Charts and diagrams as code

— START —

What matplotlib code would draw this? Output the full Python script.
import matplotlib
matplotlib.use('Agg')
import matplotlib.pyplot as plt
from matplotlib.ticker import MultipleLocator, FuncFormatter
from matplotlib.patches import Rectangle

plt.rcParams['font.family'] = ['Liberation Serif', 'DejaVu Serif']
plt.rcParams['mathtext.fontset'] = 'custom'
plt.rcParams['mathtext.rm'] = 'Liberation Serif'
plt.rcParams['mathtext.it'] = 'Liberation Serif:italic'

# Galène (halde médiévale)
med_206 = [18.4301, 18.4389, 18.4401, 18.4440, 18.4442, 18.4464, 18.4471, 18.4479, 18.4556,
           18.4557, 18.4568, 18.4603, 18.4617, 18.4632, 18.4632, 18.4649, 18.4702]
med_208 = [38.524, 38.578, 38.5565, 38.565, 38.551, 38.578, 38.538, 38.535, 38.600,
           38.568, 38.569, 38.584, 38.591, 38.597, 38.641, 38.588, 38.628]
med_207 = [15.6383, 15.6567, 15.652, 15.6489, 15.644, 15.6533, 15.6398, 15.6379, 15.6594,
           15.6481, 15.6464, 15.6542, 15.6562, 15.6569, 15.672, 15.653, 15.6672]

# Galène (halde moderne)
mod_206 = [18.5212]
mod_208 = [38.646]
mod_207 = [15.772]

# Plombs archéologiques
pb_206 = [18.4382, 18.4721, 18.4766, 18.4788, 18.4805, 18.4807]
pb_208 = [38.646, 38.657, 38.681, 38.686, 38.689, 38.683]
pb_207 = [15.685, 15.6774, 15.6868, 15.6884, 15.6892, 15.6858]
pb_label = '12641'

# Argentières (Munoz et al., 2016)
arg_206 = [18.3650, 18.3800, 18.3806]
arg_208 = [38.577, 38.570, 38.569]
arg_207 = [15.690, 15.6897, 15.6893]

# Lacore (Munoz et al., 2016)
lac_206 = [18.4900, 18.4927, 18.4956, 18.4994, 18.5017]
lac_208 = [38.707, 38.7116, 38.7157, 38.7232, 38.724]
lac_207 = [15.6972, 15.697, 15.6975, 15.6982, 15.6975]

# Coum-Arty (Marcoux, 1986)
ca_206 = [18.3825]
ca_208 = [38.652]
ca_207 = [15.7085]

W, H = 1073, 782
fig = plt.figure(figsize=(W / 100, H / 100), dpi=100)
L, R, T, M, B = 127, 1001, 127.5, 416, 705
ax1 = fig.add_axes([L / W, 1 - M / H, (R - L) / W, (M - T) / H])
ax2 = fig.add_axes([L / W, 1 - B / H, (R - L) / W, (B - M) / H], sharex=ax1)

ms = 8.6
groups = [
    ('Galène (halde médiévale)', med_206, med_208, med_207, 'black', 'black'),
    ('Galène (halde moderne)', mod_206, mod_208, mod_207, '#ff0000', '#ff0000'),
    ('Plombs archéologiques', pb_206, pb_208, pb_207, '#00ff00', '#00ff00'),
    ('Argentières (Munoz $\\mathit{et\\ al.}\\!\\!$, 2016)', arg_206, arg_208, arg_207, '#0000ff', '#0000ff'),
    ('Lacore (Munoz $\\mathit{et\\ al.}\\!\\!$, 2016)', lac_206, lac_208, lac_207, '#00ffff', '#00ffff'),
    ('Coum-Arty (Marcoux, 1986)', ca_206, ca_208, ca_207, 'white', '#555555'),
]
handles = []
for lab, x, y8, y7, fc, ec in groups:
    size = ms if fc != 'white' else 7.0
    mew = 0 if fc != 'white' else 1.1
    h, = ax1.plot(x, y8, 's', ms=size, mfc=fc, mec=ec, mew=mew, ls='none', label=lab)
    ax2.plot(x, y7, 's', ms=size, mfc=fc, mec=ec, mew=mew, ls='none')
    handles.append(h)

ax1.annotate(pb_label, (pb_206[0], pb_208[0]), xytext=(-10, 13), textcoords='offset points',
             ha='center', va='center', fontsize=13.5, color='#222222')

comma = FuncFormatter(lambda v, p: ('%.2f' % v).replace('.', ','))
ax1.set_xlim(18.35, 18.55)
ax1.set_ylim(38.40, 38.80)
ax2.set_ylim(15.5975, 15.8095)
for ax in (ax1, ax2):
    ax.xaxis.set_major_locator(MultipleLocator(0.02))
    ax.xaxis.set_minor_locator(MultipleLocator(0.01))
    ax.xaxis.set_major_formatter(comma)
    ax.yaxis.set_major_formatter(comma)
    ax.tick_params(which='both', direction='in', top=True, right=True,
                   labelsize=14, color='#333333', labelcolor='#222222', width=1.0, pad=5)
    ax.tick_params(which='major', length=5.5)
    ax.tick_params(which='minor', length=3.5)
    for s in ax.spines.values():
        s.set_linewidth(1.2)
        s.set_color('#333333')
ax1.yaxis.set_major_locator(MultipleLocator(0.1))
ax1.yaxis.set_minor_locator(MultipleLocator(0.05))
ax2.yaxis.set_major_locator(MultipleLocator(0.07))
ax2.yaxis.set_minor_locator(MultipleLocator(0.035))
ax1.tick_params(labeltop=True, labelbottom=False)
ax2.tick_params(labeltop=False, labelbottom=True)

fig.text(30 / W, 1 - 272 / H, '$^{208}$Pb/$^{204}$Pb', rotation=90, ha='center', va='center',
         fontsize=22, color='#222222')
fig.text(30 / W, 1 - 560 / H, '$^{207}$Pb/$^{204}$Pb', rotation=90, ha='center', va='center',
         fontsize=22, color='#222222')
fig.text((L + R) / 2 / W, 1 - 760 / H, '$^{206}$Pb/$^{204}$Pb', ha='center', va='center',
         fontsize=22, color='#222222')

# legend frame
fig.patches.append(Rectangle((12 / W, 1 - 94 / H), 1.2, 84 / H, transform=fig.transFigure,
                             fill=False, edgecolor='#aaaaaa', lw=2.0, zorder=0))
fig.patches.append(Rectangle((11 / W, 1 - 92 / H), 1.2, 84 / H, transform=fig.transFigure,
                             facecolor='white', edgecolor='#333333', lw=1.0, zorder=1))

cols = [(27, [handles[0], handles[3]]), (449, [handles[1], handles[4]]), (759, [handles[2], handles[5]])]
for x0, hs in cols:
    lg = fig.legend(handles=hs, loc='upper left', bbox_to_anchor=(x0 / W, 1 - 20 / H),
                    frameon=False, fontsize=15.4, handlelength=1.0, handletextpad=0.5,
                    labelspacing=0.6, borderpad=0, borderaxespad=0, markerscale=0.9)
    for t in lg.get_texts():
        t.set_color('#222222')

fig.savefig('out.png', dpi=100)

— END —
— START —

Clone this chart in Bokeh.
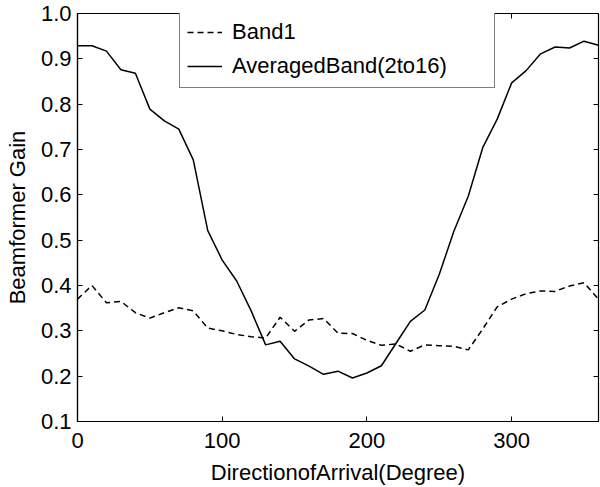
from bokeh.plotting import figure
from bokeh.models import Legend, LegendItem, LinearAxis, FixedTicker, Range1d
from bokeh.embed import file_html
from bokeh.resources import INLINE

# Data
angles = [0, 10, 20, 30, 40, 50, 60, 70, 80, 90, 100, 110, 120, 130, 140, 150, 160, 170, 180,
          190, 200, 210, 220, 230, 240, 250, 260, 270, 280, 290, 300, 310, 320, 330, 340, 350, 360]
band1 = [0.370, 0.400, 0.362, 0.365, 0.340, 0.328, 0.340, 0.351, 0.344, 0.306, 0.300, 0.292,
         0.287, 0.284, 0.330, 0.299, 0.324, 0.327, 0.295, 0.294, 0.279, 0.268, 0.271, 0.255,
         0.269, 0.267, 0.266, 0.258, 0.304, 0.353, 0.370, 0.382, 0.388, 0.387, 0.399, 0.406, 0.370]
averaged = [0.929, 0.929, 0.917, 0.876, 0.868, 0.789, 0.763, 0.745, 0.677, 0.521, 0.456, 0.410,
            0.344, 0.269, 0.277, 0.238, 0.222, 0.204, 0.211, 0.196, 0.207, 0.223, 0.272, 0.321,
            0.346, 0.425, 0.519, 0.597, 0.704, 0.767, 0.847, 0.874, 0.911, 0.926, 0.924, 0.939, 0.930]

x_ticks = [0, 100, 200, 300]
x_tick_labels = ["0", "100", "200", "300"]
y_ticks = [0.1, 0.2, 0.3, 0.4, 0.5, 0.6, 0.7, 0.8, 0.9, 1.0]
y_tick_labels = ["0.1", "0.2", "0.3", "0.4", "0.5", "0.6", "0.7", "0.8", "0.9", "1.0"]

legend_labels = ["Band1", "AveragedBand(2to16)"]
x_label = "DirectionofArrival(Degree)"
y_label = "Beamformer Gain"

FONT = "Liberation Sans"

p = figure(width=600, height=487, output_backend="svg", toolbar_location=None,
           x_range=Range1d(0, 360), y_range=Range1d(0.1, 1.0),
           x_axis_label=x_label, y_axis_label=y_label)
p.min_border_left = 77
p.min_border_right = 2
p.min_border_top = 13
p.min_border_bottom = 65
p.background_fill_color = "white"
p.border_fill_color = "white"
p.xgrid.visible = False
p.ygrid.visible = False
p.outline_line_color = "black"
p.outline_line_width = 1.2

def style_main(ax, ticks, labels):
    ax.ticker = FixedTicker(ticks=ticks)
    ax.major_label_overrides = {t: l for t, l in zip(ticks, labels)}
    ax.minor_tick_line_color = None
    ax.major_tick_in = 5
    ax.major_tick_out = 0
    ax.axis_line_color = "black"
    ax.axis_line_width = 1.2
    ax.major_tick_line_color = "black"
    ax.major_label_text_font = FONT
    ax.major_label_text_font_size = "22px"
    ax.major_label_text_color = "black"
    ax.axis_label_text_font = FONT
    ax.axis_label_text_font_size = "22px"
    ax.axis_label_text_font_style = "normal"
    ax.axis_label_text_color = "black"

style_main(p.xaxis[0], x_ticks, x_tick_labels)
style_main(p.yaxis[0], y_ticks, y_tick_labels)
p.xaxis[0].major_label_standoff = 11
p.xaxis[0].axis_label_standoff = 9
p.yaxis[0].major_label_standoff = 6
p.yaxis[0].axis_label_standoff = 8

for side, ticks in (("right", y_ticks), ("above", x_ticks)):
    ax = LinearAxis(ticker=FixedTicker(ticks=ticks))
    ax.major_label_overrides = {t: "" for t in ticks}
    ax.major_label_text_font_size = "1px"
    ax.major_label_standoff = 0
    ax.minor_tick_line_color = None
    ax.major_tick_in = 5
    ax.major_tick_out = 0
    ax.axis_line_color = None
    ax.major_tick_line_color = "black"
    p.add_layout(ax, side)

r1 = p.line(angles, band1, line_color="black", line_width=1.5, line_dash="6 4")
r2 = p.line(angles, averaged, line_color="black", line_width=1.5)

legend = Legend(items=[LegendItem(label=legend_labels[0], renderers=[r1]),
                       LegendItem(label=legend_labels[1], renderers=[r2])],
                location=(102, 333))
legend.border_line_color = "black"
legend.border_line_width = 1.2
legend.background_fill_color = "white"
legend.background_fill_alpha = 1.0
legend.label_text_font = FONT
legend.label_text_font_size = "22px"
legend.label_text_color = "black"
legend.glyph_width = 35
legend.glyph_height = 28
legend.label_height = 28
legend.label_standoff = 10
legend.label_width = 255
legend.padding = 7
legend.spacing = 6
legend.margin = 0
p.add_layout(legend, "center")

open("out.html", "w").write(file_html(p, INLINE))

— END —

## STATED TASK
Using the entries above, return each line in which the word "matplotlib" occurs.

## ANSWER TO THIS PROBLEM
What matplotlib code would draw this? Output the full Python script.
import matplotlib
matplotlib.use('Agg')
import matplotlib.pyplot as plt
from matplotlib.ticker import MultipleLocator, FuncFormatter
from matplotlib.patches import Rectangle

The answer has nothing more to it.